In spite of appointing a minimum wages committee in the state to look into the issue, the stalemate continues.

What the hospitals say

The private hospitals in the state are saying that it would be near impossible for them to give in to the demands of the nurses. The Kerala Private Hospitals Association (KPHA), that is at the moment talking to the nurses with the government as moderator, said the steep cost of running the health care sector is what is forcing them not to increase the wages for the nurses.

“See, a huge chunk of our members have below-50 bed hospitals, which means they do not churn out that kind of a profit to give a hike of more than 30-35 percent to the nurses. But their demand is way over this which cannot be justified at any cost,’’ advocate Hussain Koya Thangal, general secretary KPHA told Firstpost.

Thangal goes on to add that the recommendation of the apex court-appointed committee has no relevance in Kerala’s case since the health sector is a state subject and that they have been able to get a stay order from the Kerala High Court on this matter.

He goes on to say that it would be wise to leave it to the state government to issue a notification in this regard and then see whether it would be possible for either party to go with it.

But not many agree with what Thangal says. This is primarily because of the double standards the hospitals show when it comes to paying the doctors and the nurses.

“If their excuse is that hospitals cannot afford the cost of hiking the nurses’ salary then that is just a lame excuse.
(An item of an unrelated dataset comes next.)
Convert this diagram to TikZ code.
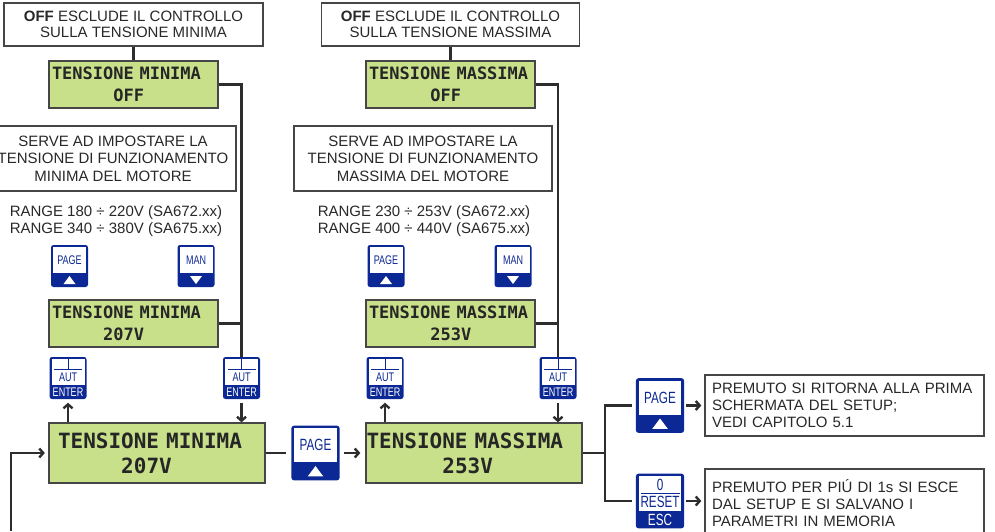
\documentclass[tikz,border=0pt]{standalone}
\usepackage{fontspec}
\setmainfont{Liberation Sans}
\newfontfamily\lcdfont{DejaVu Sans Mono}
\newfontfamily\keyfont[FakeStretch=0.72]{Liberation Sans}
\usetikzlibrary{arrows.meta}

\definecolor{keyblue}{RGB}{12,40,148}
\definecolor{lcdgreen}{RGB}{201,224,139}
\definecolor{lcdedge}{RGB}{70,70,70}
\definecolor{boxedge}{RGB}{70,70,70}
\definecolor{wiregray}{RGB}{45,45,45}
\definecolor{ink}{RGB}{40,40,40}

\newcommand\keypage[3]{%
\begin{scope}[shift={(#2)},scale=#3,transform shape]
\node[key] (#1) at (0,0) {};
\path[fill=white] (-16.5,-19) rectangle (16.5,7);
\node[keytxt,text=keyblue] at (0,-6) {PAGE};
\path[fill=white] (-6,18) -- (6,18) -- (0,10) -- cycle;
\end{scope}}

\newcommand\keyman[3]{%
\begin{scope}[shift={(#2)},scale=#3,transform shape]
\node[key] (#1) at (0,0) {};
\path[fill=white] (-16.5,-19) rectangle (16.5,7);
\node[keytxt,text=keyblue] at (0,-6) {MAN};
\path[fill=white] (-6,10) -- (6,10) -- (0,18) -- cycle;
\end{scope}}

\newcommand\keyenter[3]{%
\begin{scope}[shift={(#2)},scale=#3,transform shape]
\node[key] (#1) at (0,0) {};
\path[fill=white] (-16.5,-19) rectangle (16.5,7);
\path[draw=keyblue,line width=1pt] (0,-19) -- (0,-8.5) (-14,-8.5) -- (14,-8.5);
\node[keytxt,text=keyblue] at (0,-1) {AUT};
\node[keytxt,text=white] at (0,14) {ENTER};
\end{scope}}

\newcommand\keyreset[3]{%
\begin{scope}[shift={(#2)},scale=#3,transform shape]
\node[key] (#1) at (0,0) {};
\path[fill=white] (-16.5,-19) rectangle (16.5,8);
\node[keytxt,text=keyblue] at (0,-12.5) {0};
\path[draw=keyblue,line width=1pt] (-15,-6) -- (15,-6);
\node[keytxt,text=keyblue] at (0,1) {RESET};
\node[keytxt,text=white] at (0,14.5) {ESC};
\end{scope}}

\begin{document}
\begin{tikzpicture}[x=1pt, y=-1pt,
  box/.style={draw=boxedge, line width=1.3pt, align=center, text=ink, inner sep=0pt, font=\fontsize{15pt}{16pt}\selectfont},
  note/.style={box, align=left, text width=265pt, inner xsep=7pt, minimum height=61pt, font=\fontsize{15pt}{17pt}\selectfont},
  plain/.style={align=center, text=ink, inner sep=0pt, font=\fontsize{15pt}{17pt}\selectfont},
  lcd/.style={draw=lcdedge, line width=1.3pt, fill=lcdgreen, align=left, text=black!85, inner xsep=3pt, inner ysep=0pt, text width=163pt, minimum height=47pt, font=\lcdfont\bfseries\fontsize{17pt}{22pt}\selectfont},
  biglcd/.style={lcd, minimum height=60pt, font=\lcdfont\bfseries\fontsize{21pt}{25pt}\selectfont},
  key/.style={fill=keyblue, rounded corners=2.5pt, minimum width=37pt, minimum height=42pt, inner sep=0pt},
  keytxt/.style={inner sep=0pt, font=\keyfont\fontsize{12.5pt}{12.5pt}\selectfont},
  wire/.style={draw=wiregray, line width=2.4pt},
  >={Straight Barb[length=4pt,width=9pt]}]

\useasboundingbox (0,0) rectangle (995,531);

\node[box, minimum width=259pt, minimum height=43pt] (offmin) at (133.5,24.5) {{\bfseries OFF} ESCLUDE IL CONTROLLO\\SULLA TENSIONE MINIMA};

\node[lcd] (lcdoffmin) at (133.5,84.5) {TENSIONE MINIMA\\\phantom{XXXXXX}OFF};

\node[box, minimum width=246pt, minimum height=65pt, font=\fontsize{15pt}{17.5pt}\selectfont] (servemin) at (113,158.5) {SERVE AD IMPOSTARE LA\\TENSIONE DI FUNZIONAMENTO\\MINIMA DEL MOTORE};

\node[plain] (rangemin) at (116,221) {RANGE 180 ÷ 220V (SA672.xx)\\RANGE 340 ÷ 380V (SA675.xx)};

\keypage{pagemin}{69.5,266}{1}
\keyman{manmin}{196,266}{1}

\node[lcd] (lcdvalmin) at (133.5,323.5) {TENSIONE MINIMA\\\phantom{XXXXX}207V};

\keyenter{entminL}{68,378}{1}
\keyenter{entminR}{241.5,378}{1}

\node[biglcd, inner xsep=9pt, text width=198pt] (bigmin) at (157,453) {TENSIONE MINIMA\\\phantom{XXXXX}207V};

\keypage{pagemid}{315.5,453}{1.3}

\node[box, minimum width=258pt, minimum height=43pt] (offmax) at (450.5,24.5) {{\bfseries OFF} ESCLUDE IL CONTROLLO\\SULLA TENSIONE MASSIMA};

\node[lcd] (lcdoffmax) at (450.5,84.5) {TENSIONE MASSIMA\\\phantom{XXXXXX}OFF};

\node[box, minimum width=258pt, minimum height=65pt, font=\fontsize{15pt}{17.5pt}\selectfont] (servemax) at (423,158.5) {SERVE AD IMPOSTARE LA\\TENSIONE DI FUNZIONAMENTO\\MASSIMA DEL MOTORE};

\node[plain] (rangemax) at (424,221) {RANGE 230 ÷ 253V (SA672.xx)\\RANGE 400 ÷ 440V (SA675.xx)};

\keypage{pagemax}{386,266}{1}
\keyman{manmax}{513,266}{1}

\node[lcd] (lcdvalmax) at (450.5,323.5) {TENSIONE MASSIMA\\\phantom{XXXXXX}253V};

\keyenter{entmaxL}{385,378}{1}
\keyenter{entmaxR}{558,378}{1}

\node[biglcd, inner xsep=0.5pt, text width=215pt] (bigmax) at (474,453) {TENSIONE MASSIMA\\\phantom{XXXXXX}253V};

\keypage{pageend}{660,405.5}{1.3}
\keyreset{resetbtn}{660,501}{1.3}

\node[note] (note1) at (844.5,405.5) {PREMUTO SI RITORNA ALLA PRIMA\\SCHERMATA DEL SETUP;\\VEDI CAPITOLO 5.1};

\node[note, minimum height=68pt] (note2) at (844.5,503) {PREMUTO PER PIÚ DI 1s SI ESCE\\DAL SETUP E SI SALVANO I\\PARAMETRI IN MEMORIA};

\path[wire] (offmin) -- (lcdoffmin);
\path[wire] (lcdoffmin.east) -| (entminR.north);
\path[wire] (lcdvalmin.east) -- (lcdvalmin.east -| entminR.north);
\path[wire,->,shorten >=3.5pt] (entminL |- bigmin.north) -- (entminL.south);
\path[wire,->,shorten <=3.5pt] (entminR.south) -- (entminR |- bigmin.north);

\coordinate (entry) at (11,531);
\path[wire,->,shorten >=3.5pt] (entry) |- (bigmin.west);
\path[wire,shorten >=5pt] (bigmin.east) -- (pagemid.west);
\path[wire,->,shorten <=4pt,shorten >=5pt] (pagemid.east) -- (bigmax.west);

\path[wire] (offmax) -- (lcdoffmax);
\path[wire] (lcdoffmax.east) -| (entmaxR.north);
\path[wire] (lcdvalmax.east) -- (lcdvalmax.east -| entmaxR.north);
\path[wire,->,shorten >=3.5pt] (entmaxL |- bigmax.north) -- (entmaxL.south);
\path[wire,->,shorten <=3.5pt] (entmaxR.south) -- (entmaxR |- bigmax.north);

\coordinate (fork) at (605,453);
\path[wire] (bigmax.east) -- (fork);
\path[wire,shorten <=4pt,shorten >=4pt] (pageend.west) -| (fork) |- (resetbtn.west);
\path[wire,->,shorten <=2pt,shorten >=3pt] (pageend.east) -- (pageend.east -| note1.west);
\path[wire,->,shorten <=2pt,shorten >=3pt] (resetbtn.east) -- (resetbtn.east -| note2.west);

\end{tikzpicture}
\end{document}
How are they able to pay such hefty salaries to the doctors? They very conveniently forget the fact that most of the time it is not the doctor but the nurse who puts in extra hours to look after the patients. Why should they be discriminated like this?’’ asks CR Neelakandan, a civil rights activist who has now sworn his support to the nurses’ strike.

The KPHA meanwhile is trying all it can to break the strike. It has even blamed the nurses for the timing of the strike as the state is in the grips of a terrible endemic, which is getting worse with the monsoon.

But the nurses association clears the air. “We have not boycotted duty yet and will not do it when there is a health emergency going on in the state. All the nurses who are striking are doing it after their shift is over. So in fact, we are losing rest and sleep. But then when the times are desperate we have to take such steps,’’ added Sibi Mukesh, Thiruvananthapuram district secretary of UNA.

Playing into the hospitals’ hands?

Many experts who have worked with the nursing sector say most of the blame for these shoddy affairs of things lies in the sudden drop in demand for nurses abroad.

Professor Roy K George is the state president of the Trained Nurses Association of India (TNAI), which had been at the forefront of the fight to get higher pay for nurses. Roy says that initially, nurses who were just out of training were happy to get a certificate of experience from any private hospital and use it to go abroad to get a decent paying job.

“We have ourselves to blame for letting these hospitals exploit us. For experience certificates, many were even ready to work without pay for a few months. But then things changed at the international scene and the demand for nurses dropped in the last few years and many even returned. But the hospital managements here were only too happy to continue exploiting them. The resistance is coming through now but initially who gave them the stick to beat you?’’ asks George.

The Labour Commissioner has meanwhile urged the nurses to wait till a final round of talks along with the state government on 20 July, a time frame which the nurses feel is too far away for their liking.

Though the nurses have not initiated a pan-Kerala strike, which is likely in the coming days, district wise agitations and strikes have already started at many hospitals. All eyes would now be on the state government, which is expected to resort to a notification as the final resort if the talks collapse altogether.